Within the Armenian government, women remain a minority, especially in the most senior ranks, starting from the prime minister and vice prime ministers, who have only been men since independence. The situation in the ministers’ offices has also changed little: after the velvet revolution the minister’s portfolio has only one woman, and in all cabinets previously held, at least three women had ministerial portfolios. In other words, the governing body of Armenia remains exclusively in the hands of men.


Six months ago there were 12 women deputy ministers


Let us remind that in September 2019, Armenian Prime Minister Nikol Pashinyan, referring to the representation of women in the government, noted that there is one female minister in the government and 12 women deputy ministers. Also, two of the three deputies of the Prime Minister’s Staff are women, one of the SRC Vice-Presidents is a woman, and one of the Vice-Presidents of the Urban Development Committee is a woman. In addition, women a headed the Civil Aviation Committee, Social Security Service, State Tourism Committee, the prime minister said, expressing an opinion, that his government outperforms all previous governments in Armenia with women’s involvement. The comparison, however, revealed that Pashinyan could not set an example in the cabinet, as there were three cabinets with three female ministers. As for the number of deputy ministers, Pashinyan’s cabinet really outperforms his predecessors.

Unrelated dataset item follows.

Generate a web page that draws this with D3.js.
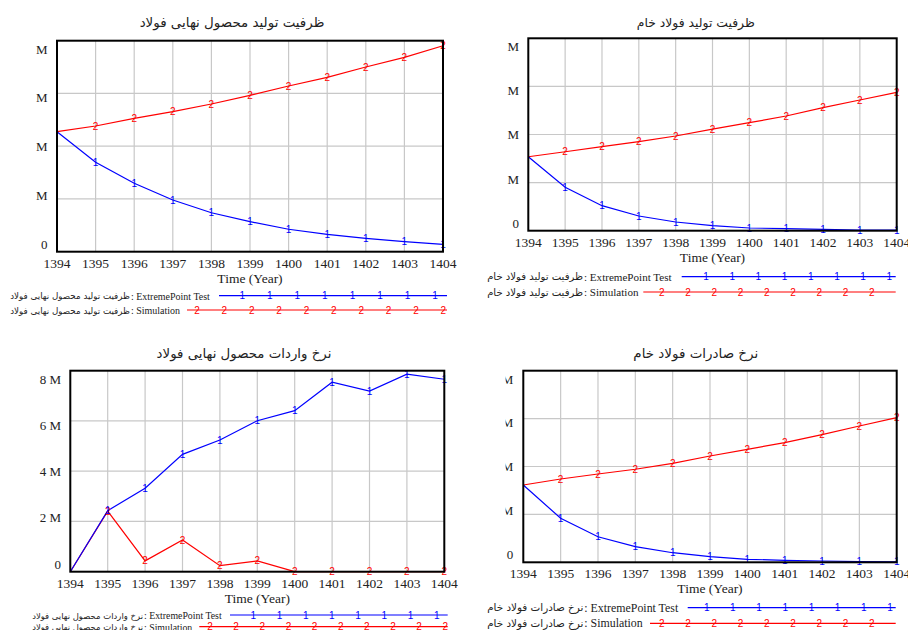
<!DOCTYPE html>
<html><head><meta charset="utf-8">
<script src="https://cdn.jsdelivr.net/npm/d3@7"></script>
<style>
html,body{margin:0;padding:0;background:#fff;}
svg{display:block;}
</style></head>
<body>
<svg id="c" width="908" height="630"></svg>
<script>
// ---------- DATA ----------
const years = [1394,1395,1396,1397,1398,1399,1400,1401,1402,1403,1404];

// Panel 1: ظرفیت تولید محصول نهایی فولاد (axis labels only show "M")
const finalCapExtreme = [2.275,1.695,1.297,0.98,0.739,0.569,0.425,0.33,0.254,0.19,0.14];
const finalCapSim     = [2.275,2.383,2.529,2.654,2.8,2.965,3.141,3.306,3.501,3.685,3.905];

// Panel 2: ظرفیت تولید فولاد خام
const rawCapExtreme = [1.538,0.902,0.52,0.306,0.181,0.104,0.056,0.042,0.029,0.015,0.01];
const rawCapSim     = [1.538,1.642,1.746,1.85,1.969,2.11,2.245,2.385,2.557,2.717,2.877];

// Panel 3: نرخ واردات محصول نهایی فولاد (millions)
const importExtreme = [0,2.43,3.32,4.67,5.24,6.01,6.41,7.54,7.19,7.86,7.66];
const importSim     = [0,2.41,0.43,1.26,0.24,0.43,0,0,0,0,0];

// Panel 4: نرخ صادرات فولاد خام
const exportExtreme = [1.614,0.919,0.534,0.326,0.2,0.117,0.063,0.042,0.027,0.015,0.01];
const exportSim     = [1.614,1.739,1.843,1.942,2.067,2.219,2.359,2.497,2.664,2.846,3.019];

const titles = ["ظرفیت تولید محصول نهایی فولاد","ظرفیت تولید فولاد خام","نرخ واردات محصول نهایی فولاد","نرخ صادرات فولاد خام"];
const runNames = ["ExtremePoint Test","Simulation"];
const yTickValuesM = [0,1,2,3,4];
const yTickLabelsM = ["0","M","M","M","M"];
const yTickValuesImport = [0,2,4,6,8];
const yTickLabelsImport = ["0","2 M","4 M","6 M","8 M"];
const xAxisTitle = "Time (Year)";

// ---------- LAYOUT ----------
const panels = [
  {title:titles[0], ext:finalCapExtreme, sim:finalCapSim, yMax:4, tv:yTickValuesM, tl:yTickLabelsM,
   x0:57, x1:443, y0:40.7, y1:251.7, tx:232, ty:27, tw:185, lx:47.5, clipX:null,
   rows:[295.7,310], legStart:10, engStart:131, extEnd:210, bl:[219,447], rl:[187,447], bm:[242.3,435,8], rm:[197,443.3,10]},
  {title:titles[1], ext:rawCapExtreme, sim:rawCapSim, yMax:4, tv:yTickValuesM, tl:yTickLabelsM,
   x0:528.3, x1:896.7, y0:38.3, y1:230.7, tx:695.8, ty:27, tw:118, lx:519, clipX:null,
   rows:[276.7,292], legStart:487, engStart:584, extEnd:671.7, bl:[681.7,895.7], rl:[643.3,895.7], bm:[706,889.3,8], rm:[661.7,871.7,9]},
  {title:titles[2], ext:importExtreme, sim:importSim, yMax:8, tv:yTickValuesImport, tl:yTickLabelsImport,
   x0:70.3, x1:444.3, y0:370.7, y1:571.7, tx:244, ty:358, tw:175, lx:61, clipX:null,
   rows:[615,626.7], legStart:32, engStart:144, extEnd:221.7, bl:[230,447.7], rl:[199.3,447.7], bm:[253.3,436.7,8], rm:[210,445.3,10]},
  {title:titles[3], ext:exportExtreme, sim:exportSim, yMax:4, tv:yTickValuesM, tl:yTickLabelsM,
   x0:523.3, x1:896.7, y0:370.7, y1:562.3, tx:695.8, ty:358, tw:125, lx:513.3, clipX:505.6,
   rows:[607.7,623.3], legStart:487, engStart:584.3, extEnd:678.3, bl:[687.7,895.7], rl:[650,895.7], bm:[706.7,890,8], rm:[661.7,871.7,9]}
];

const SERIF = "'Liberation Serif','Times New Roman',serif";
const SANS = "'DejaVu Sans','Noto Sans',sans-serif";
const MARK = "'Liberation Sans',Arial,sans-serif";
const BLUE = "#0000ff", RED = "#ff0000", GRID = "#c8c8c8", INK = "#222";

const svg = d3.select("#c");
const defs = svg.append("defs");

function fitFont(sel, base, target) {
  sel.style("font-size", base + "px");
  const w = sel.node().getComputedTextLength();
  const fs = base * target / w;
  sel.style("font-size", fs + "px");
  return fs;
}

panels.forEach((p, i) => {
  const g = svg.append("g");
  const x = d3.scaleLinear().domain([years[0], years[years.length-1]]).range([p.x0, p.x1]);
  const y = d3.scaleLinear().domain([0, p.yMax]).range([p.y1, p.y0]);
  const yl = d3.scaleLinear().domain([0, p.yMax]).range([p.y1 - 7.5, p.y0 + 8.3]);

  // title
  const tt = g.append("text").attr("x", p.tx).attr("y", p.ty).attr("text-anchor","middle")
    .style("font-family", SANS).attr("fill", INK).text(p.title);
  fitFont(tt, 14, p.tw);

  // grid
  g.append("g").selectAll("line").data(years.slice(1,-1)).join("line")
    .attr("x1", d=>x(d)).attr("x2", d=>x(d)).attr("y1", p.y0).attr("y2", p.y1)
    .attr("stroke", GRID).attr("stroke-width",1.2);
  g.append("g").selectAll("line").data(p.tv.slice(1,-1)).join("line")
    .attr("x1", p.x0).attr("x2", p.x1).attr("y1", d=>y(d)).attr("y2", d=>y(d))
    .attr("stroke", GRID).attr("stroke-width",1.2);

  // y labels
  let ylg = g.append("g");
  if (p.clipX !== null) {
    const id = "clip"+i;
    defs.append("clipPath").attr("id", id).append("rect")
      .attr("x", p.clipX).attr("y", p.y0-20).attr("width", 100).attr("height", p.y1-p.y0+40);
    ylg.attr("clip-path", `url(#${id})`);
  }
  ylg.selectAll("text").data(p.tv).join("text")
    .attr("x", p.lx).attr("y", d=>yl(d)+4.5).attr("text-anchor","end")
    .style("font-family", SERIF).style("font-size","13px").attr("fill", INK)
    .text((d,k)=>p.tl[k]);

  // x labels
  g.append("g").selectAll("text").data(years).join("text")
    .attr("x", d=>x(d)).attr("y", p.y1+15.8).attr("text-anchor","middle")
    .style("font-family", SERIF).style("font-size","13.5px").attr("fill", INK)
    .text(d=>d);
  g.append("text").attr("x", (p.x0+p.x1)/2).attr("y", p.y1+30.8).attr("text-anchor","middle")
    .style("font-family", SERIF).style("font-size","13.5px").attr("fill", INK).text(xAxisTitle);

  // lines
  const line = d3.line().x((d,k)=>x(years[k])).y(d=>y(d));
  g.append("path").datum(p.sim).attr("d", line).attr("fill","none").attr("stroke", RED).attr("stroke-width",1.2);
  g.append("path").datum(p.ext).attr("d", line).attr("fill","none").attr("stroke", BLUE).attr("stroke-width",1.2);

  // markers on data points
  g.append("g").selectAll("text").data(p.sim.slice(1)).join("text")
    .attr("x", (d,k)=>x(years[k+1])).attr("y", d=>y(d)).attr("dy","0.36em").attr("text-anchor","middle")
    .style("font-family", MARK).style("font-size","10px").attr("fill", RED).text("2");
  g.append("g").selectAll("text").data(p.ext.slice(1)).join("text")
    .attr("x", (d,k)=>x(years[k+1])).attr("y", d=>y(d)).attr("dy","0.36em").attr("text-anchor","middle")
    .style("font-family", MARK).style("font-size","10px").attr("fill", BLUE).text("1");

  // border
  g.append("rect").attr("x", p.x0).attr("y", p.y0).attr("width", p.x1-p.x0).attr("height", p.y1-p.y0)
    .attr("fill","none").attr("stroke","#000").attr("stroke-width",2);

  // legend
  const legendRows = [
    {run:runNames[0], color:BLUE, l:p.bl, m:p.bm, ch:"1"},
    {run:runNames[1], color:RED, l:p.rl, m:p.rm, ch:"2"}
  ];
  let engFs = null, perFs = null;
  legendRows.forEach((r, k) => {
    const cy = p.rows[k];
    const t = g.append("text").attr("x", p.engStart).attr("y", cy+3.8).attr("text-anchor","start")
      .style("font-family", SERIF).attr("fill", INK).text(": " + r.run);
    if (engFs === null) engFs = fitFont(t, 11, p.extEnd - p.engStart);
    else t.style("font-size", engFs + "px");
    const pt = g.append("text").attr("x", p.engStart - 1).attr("y", cy+3.6).attr("text-anchor","end")
      .style("font-family", SANS).attr("fill", INK).text(p.title);
    if (perFs === null) perFs = fitFont(pt, 9, p.engStart - 1 - p.legStart);
    else pt.style("font-size", perFs + "px");
    g.append("line").attr("x1", r.l[0]).attr("x2", r.l[1]).attr("y1", cy).attr("y2", cy)
      .attr("stroke", r.color).attr("stroke-width",1.2);
    const ms = d3.range(r.m[2]).map(j => r.m[0] + j*(r.m[1]-r.m[0])/(r.m[2]-1));
    g.append("g").selectAll("text").data(ms).join("text")
      .attr("x", d=>d).attr("y", cy).attr("dy","0.36em").attr("text-anchor","middle")
      .style("font-family", MARK).style("font-size","10px").attr("fill", r.color).text(r.ch);
  });
});
</script>
</body></html>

Today only 9 of the deputy ministers are women


It is another matter that in recent months some changes have been made to the cabinet, resulting in the replacement of deputy ministers, including female deputy ministers, and not always that women have been re-appointed. As of today, only 9 out of 40 deputy ministers of the 12 ministries are women (22.5%).


Only the position of Minister of Labor and Social Affairs occupied by Zaruhi Batoyan is considered a level of political decision-making. To note, only one of the four deputy ministers was a woman, Janna Andreasyan, who, by the way, was recently appointed deputy minister of education.


It should be added that two of the 6 advisers to the Prime Minister are women and one of the four assistants is women. Also recently a woman was appointed as the Prime Minister’s spokeswoman. Eight out of 28 heads of the Prime Minister’s 28 subdivisions are women. But these positions are also not considered a level of political decision-making.


Bodies subordinate to the government and the prime minister are headed only by men


If we look at the government-run bodies, there are 11, but none of them are headed women. These bodies are: Health and Labor Inspectorate, Cadastre Committee, Education Inspectorate, Nuclear Safety Regulatory Committee, Market Surveillance Inspectorate, State Revenue Committee, Food Safety Inspectorate, Statistical Committee, Urban Development Committee and Urban Development, Technical and Fire Safety Inspection.


There are three bodies under the Prime Minister’s control: the National Security Service, the RA Police and the State Control Service. We don’t have a female leader here either. The Security Council also is not governed by women. In other words, no female head is appointed in any of the bodies subject to the prime minister and the government.


The government has three structures headed by women. We are talking about the Tourism Committee, which is under the Ministry of Economy, the Civil Aviation Committee and the Social Security Service. The Tourism Committee is headed by Susanna Safaryan, the Civil Aviation Committee is headed by Tatevik Revazyan and the Social Security Service by Ani Amirshadyan. And the leaders of these structures have not changed since the Prime Minister’s post last year.



Hasn’t the revolution reached the regions?


All ten regions of Armenia continue to be run by men. This is also the traditional picture that the new authorities inherited from the previous ones. Although five women were immediately appointed to the post of deputy governors immediately after the revolution, only two women are currently deputy governors – Vayots Dzor Deputy Governor Nane Asatryan and Lori Deputy Governor Gayane Markosyan.


So let’s say that the issue of women’s involvement in the governance of the country remains on the agenda, as women are still left out of decision-making.